Wednesday, April 6, 2016

What Backs the Money?

As regular readers of this blog may recall — at least, regular readers of the captions under the illustrations — we recently made a comment to the effect that, while all coin may be money, not all money is coin.  Not unexpectedly, this brought a response from the original questioner . . . who continued to assert rather than question, but we answered, anyway.

Does Congress have sole power to "create money"?
In this instance, the assertion was that only Congress has the right to create money.  Is that, in fact, the case that the federal government of the United States (“Congress”) has the power under the Constitution to “create money,” and is this power granted under Article I, Section 8?  The actual language is,
The Congress shall have Power . . . To borrow Money on the credit of the United States; . . . To coin Money, regulate the Value thereof, and of foreign Coin, and fix the Standard of Weights and Measures.
Specifically, does the phrase “to coin money” mean the same thing as “create money”?  CESJ contends that it does not.
United States Half Eagle ($5 gold piece)
In refutation of CESJ’s position, the questioner (asserter) cited Juilliard v.
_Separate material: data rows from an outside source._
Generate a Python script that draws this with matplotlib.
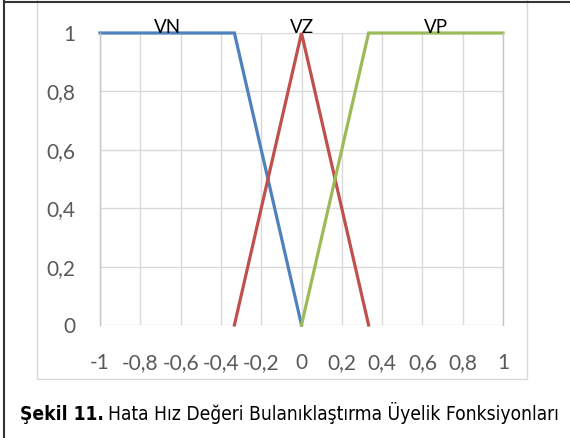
import matplotlib.pyplot as plt
from matplotlib.lines import Line2D
from matplotlib.patches import Rectangle

# membership functions
vn_x = [-1, -0.333, 0]
vn_y = [1, 1, 0]
vz_x = [-0.333, 0, 0.333]
vz_y = [0, 1, 0]
vp_x = [0, 0.333, 1]
vp_y = [0, 1, 1]
names = ["VN", "VZ", "VP"]
name_x = [-0.667, 0, 0.667]

xticks = [-1, -0.8, -0.6, -0.4, -0.2, 0, 0.2, 0.4, 0.6, 0.8, 1]
xlabels = ["-1", "-0,8", "-0,6", "-0,4", "-0,2", "0", "0,2", "0,4", "0,6", "0,8", "1"]
yticks = [0, 0.2, 0.4, 0.6, 0.8, 1]
ylabels = ["0", "0,2", "0,4", "0,6", "0,8", "1"]

caption_bold = "Şekil 11."
caption_text = "Hata Hız Değeri Bulanıklaştırma Üyelik Fonksiyonları"

fig = plt.figure(figsize=(5.7, 4.38), dpi=100)
ax = fig.add_axes([100 / 570, 1 - 325 / 438, 403 / 570, 292 / 438])

ax.plot(vn_x, vn_y, color="#4F81BD", lw=2.3, solid_joinstyle="miter", clip_on=False)
ax.plot(vz_x, vz_y, color="#C0504D", lw=2.3, solid_joinstyle="miter", clip_on=False)
ax.plot(vp_x, vp_y, color="#9BBB59", lw=2.3, solid_joinstyle="miter", clip_on=False)
for n, x in zip(names, name_x):
    ax.text(x, 0.99, n, ha="center", va="bottom", fontsize=13.5,
            family="Lato", color="black")

ax.set_xlim(-1, 1)
ax.set_ylim(0, 1)
ax.set_xticks(xticks)
ax.set_xticklabels(xlabels)
ax.set_yticks(yticks)
ax.set_yticklabels(ylabels)
for lab in ax.get_xticklabels() + ax.get_yticklabels():
    lab.set_family("Lato")
    lab.set_fontsize(15)
    lab.set_color("#595959")
ax.tick_params(axis="x", length=0, pad=20)
ax.tick_params(axis="y", length=0, pad=18)
ax.grid(True, color="#D9D9D9", lw=1)
ax.set_axisbelow(True)
for s in ["top", "bottom"]:
    ax.spines[s].set_visible(False)
for s in ["left", "right"]:
    ax.spines[s].set_color("#C6C6C6")
    ax.spines[s].set_linewidth(1)

# chart area box and page frame
fig.patches.append(Rectangle((37 / 570, 1 - 379 / 438), 490 / 570, 379 / 438 + 0.05,
                             transform=fig.transFigure, fill=False,
                             edgecolor="#D9D9D9", lw=1))
fig.lines.append(Line2D([4 / 570, 4 / 570], [0, 1], transform=fig.transFigure,
                        color="#333333", lw=1.5))
fig.lines.append(Line2D([4 / 570, 1], [1 - 1.5 / 438, 1 - 1.5 / 438],
                        transform=fig.transFigure, color="#333333", lw=1.5))

# caption
narrow = ["Liberation Sans Narrow", "DejaVu Sans"]
t1 = fig.text(20 / 570, 1 - 420 / 438, caption_bold, fontsize=13.8,
              weight="bold", family=narrow, stretch="condensed", va="baseline")
r = fig.canvas.get_renderer()
bb = t1.get_window_extent(renderer=r)
fig.text((bb.x1 + 4) / 570, 1 - 420 / 438, caption_text, fontsize=13.8,
         family=narrow, stretch="condensed", va="baseline")

fig.savefig("out.png", dpi=100)
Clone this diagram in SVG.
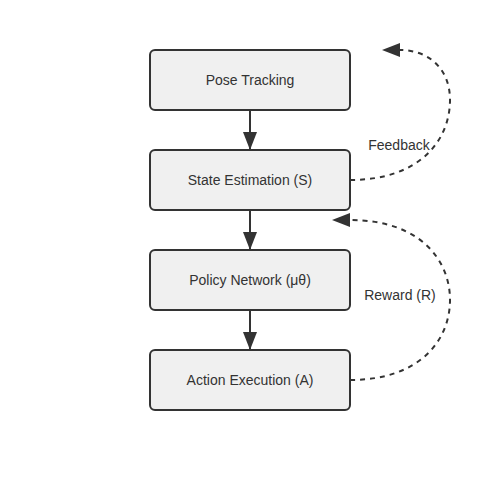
<svg xmlns="http://www.w3.org/2000/svg" width="500" height="500" viewBox="0 0 500 500">
<style>
.node rect{fill:#f0f0f0;stroke:#333;stroke-width:2}
text{font-family:"Liberation Sans",Arial,sans-serif;font-size:14px;fill:#333;text-anchor:middle;dominant-baseline:central}
.edge{stroke:#333;stroke-width:2;fill:none}
.dash{stroke-dasharray:5,5}
</style>
<defs>
<marker id="arr" viewBox="0 0 18 14" refX="18" refY="7" markerWidth="18" markerHeight="14" markerUnits="userSpaceOnUse" orient="auto">
<path d="M0,0 L18,7 L0,14 Z" fill="#333"/>
</marker>
<marker id="arrL" viewBox="0 0 18 14" refX="18" refY="7" markerWidth="18" markerHeight="14" markerUnits="userSpaceOnUse" orient="0">
<path d="M18,0 L0,7 L18,14 Z" fill="#333"/>
</marker>
</defs>
<rect width="500" height="500" fill="#fff"/>
<g id="connectors">
<path class="edge" d="M250,110 V150" marker-end="url(#arr)"/>
<path class="edge" d="M250,210 V250" marker-end="url(#arr)"/>
<path class="edge" d="M250,310 V350" marker-end="url(#arr)"/>
<path class="edge dash" d="M350,180 C420,180 450,140 450,100 C450,70 430,50 400,50" marker-end="url(#arrL)"/>
<path class="edge dash" d="M350,380 C420,380 450,340 450,300 C450,260 420,220 350,220" marker-end="url(#arrL)"/>
<text x="399" y="145">Feedback</text>
<text x="400" y="295">Reward (R)</text>
</g>
<g id="pose" class="node"><rect x="150" y="50" width="200" height="60" rx="5"/><text x="250" y="80">Pose Tracking</text></g>
<g id="state" class="node"><rect x="150" y="150" width="200" height="60" rx="5"/><text x="250" y="180">State Estimation (S)</text></g>
<g id="policy" class="node"><rect x="150" y="250" width="200" height="60" rx="5"/><text x="250" y="280">Policy Network (μθ)</text></g>
<g id="action" class="node"><rect x="150" y="350" width="200" height="60" rx="5"/><text x="250" y="380">Action Execution (A)</text></g>
</svg>
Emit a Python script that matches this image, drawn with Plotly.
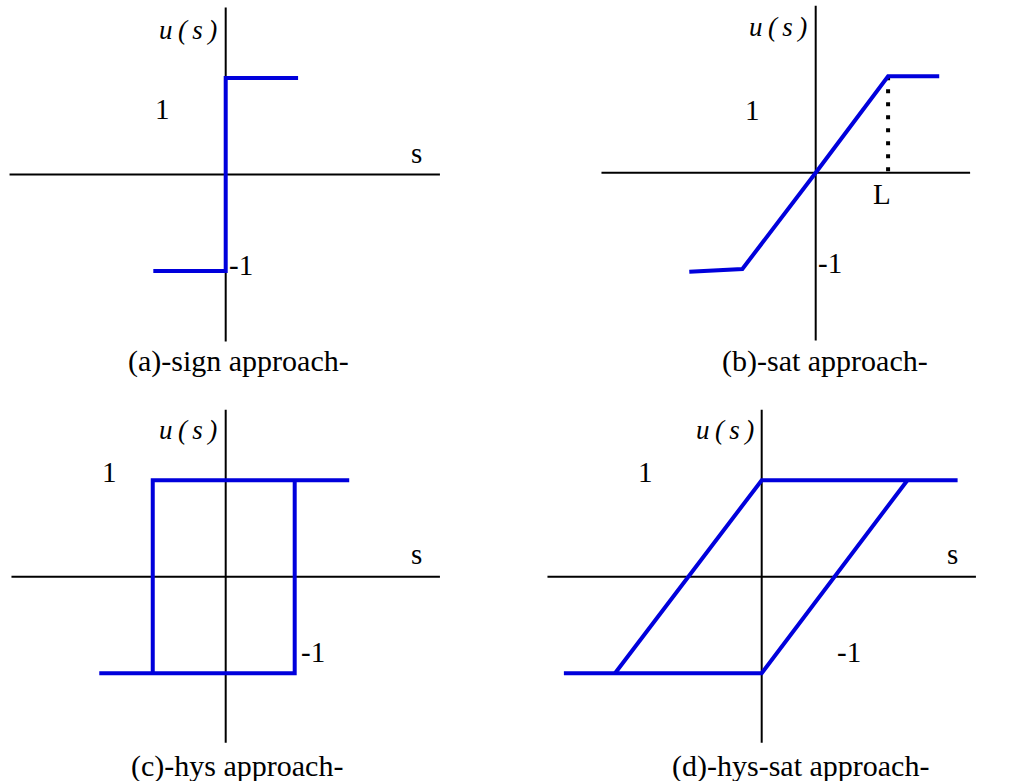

Greenman (110 U.S. 421 (1884)).  The issue in Juilliard was whether United States Notes (“Greenbacks”) and coin were both legal tender and therefore could both be used to settle a debt when offered in payment.  The Court upheld the legal tender status of the United States Notes, that is, whether the tender consisted of coin or paper notes, the legal status of the currency was the same, and could not be refused.  The phrase “to coin money” therefore reasonably includes “to print notes” and (in certain circumstances) “create demand deposits” — something that CESJ has never denied.
The problem is that the Juilliard decision does not address CESJ’s concerns.  The questioner cited a decision that established an equivalency between “to coin money,” and “to print notes” and “create demand deposits,” and claimed that it established an equivalency between “to coin money,” and “to create money.”  It does not.
Five Dollar United States Note, convertible into gold.
To explain, when a government issues currency in any form, it assumes a liability.  That is, it guarantees that it will honor the face value of the currency in full.  Thus, everything else being equal, the government or its authorized agent must accept in payment of taxes or anything else its own currency at face value, or convert it into something of equal value.
The difference between the face value of a piece of currency, and the intrinsic value of the “fabric” (metal or paper) is thus not a profit, as many people suppose, to be put into “retained earnings,” but a liability that must be redeemed.  The confusion results from the fact that both liabilities and retained earnings are on the same side of the balance sheet, but — although both are claims on assets — are exact opposites: a liability is a claim on an asset from outside the accounting entity, while owners equity (under which retained earnings go) is a claim on an asset from inside the accounting entity.  The two added together must equal total assets, hence the accounting equation: Assets = Liabilities + Owners Equity.  “Money” properly goes into Liabilities for the issuer, but into Assets for the recipient.
Confederate $5 note, not convertible into gold.
The real issue here is what is behind the money, i.e., what “backs” it, what in finance is called “the underlying,” signifying “underlying asset.”  From 1879 to 1933, the question of what backs government paper currency was avoided by maintaining convertibility.  A dollar in gold and a dollar in paper were legal equivalents, as Juilliard maintained.  The individual Juilliard was being unnecessarily cautious in refusing paper money, probably fearing another suspension of convertibility as had happened from 1862 to 1878, and the paper dollar depreciated, no longer passing at par with the gold dollar, or simply did not trust paper money, likely having experienced the inflated Confederate currency or the various private “wildcat” bank issues that flooded the country prior to the National Banking Act of 1863.
Paper money and demand deposits backed by government debt became a serious problem with the rapid expansion of the deficit during the New Deal and the termination of convertibility of the paper notes into gold.  There was no longer any natural brake on government indebtedness, the politicians no longer having to be concerned with a sudden drain on gold reserves if people started converting their paper notes into gold.  They could print all the money the public would accept before catching on to what was happening.
Thus, in order to issue either coin or notes within the constraints imposed by the U.S. Constitution, the government or its delegated agent (the Mint or the Federal Reserve) must first purchase or borrow what stands behind the coin or notes, all of which comes out of existing wealth, i.e., marketable goods and services.  Money being defined as “all things transferred in commerce,” the government cannot be said to be “creating” money when it issues coin or notes.  It is only changing the form of money, from a thing transferred in commerce, to a negotiable claim on a thing transferred in commerce, or from “money” to “current money,” i.e., “currency.”
Thus, we conclude that the Constitution does not give Congress sole power to create money for the simple reason that Congress doesn’t have any power to create money — not constitutionally, anyway.  It does have the power to change one form of money to another and the responsibility of setting and maintaining a standard and uniform currency, but that is all.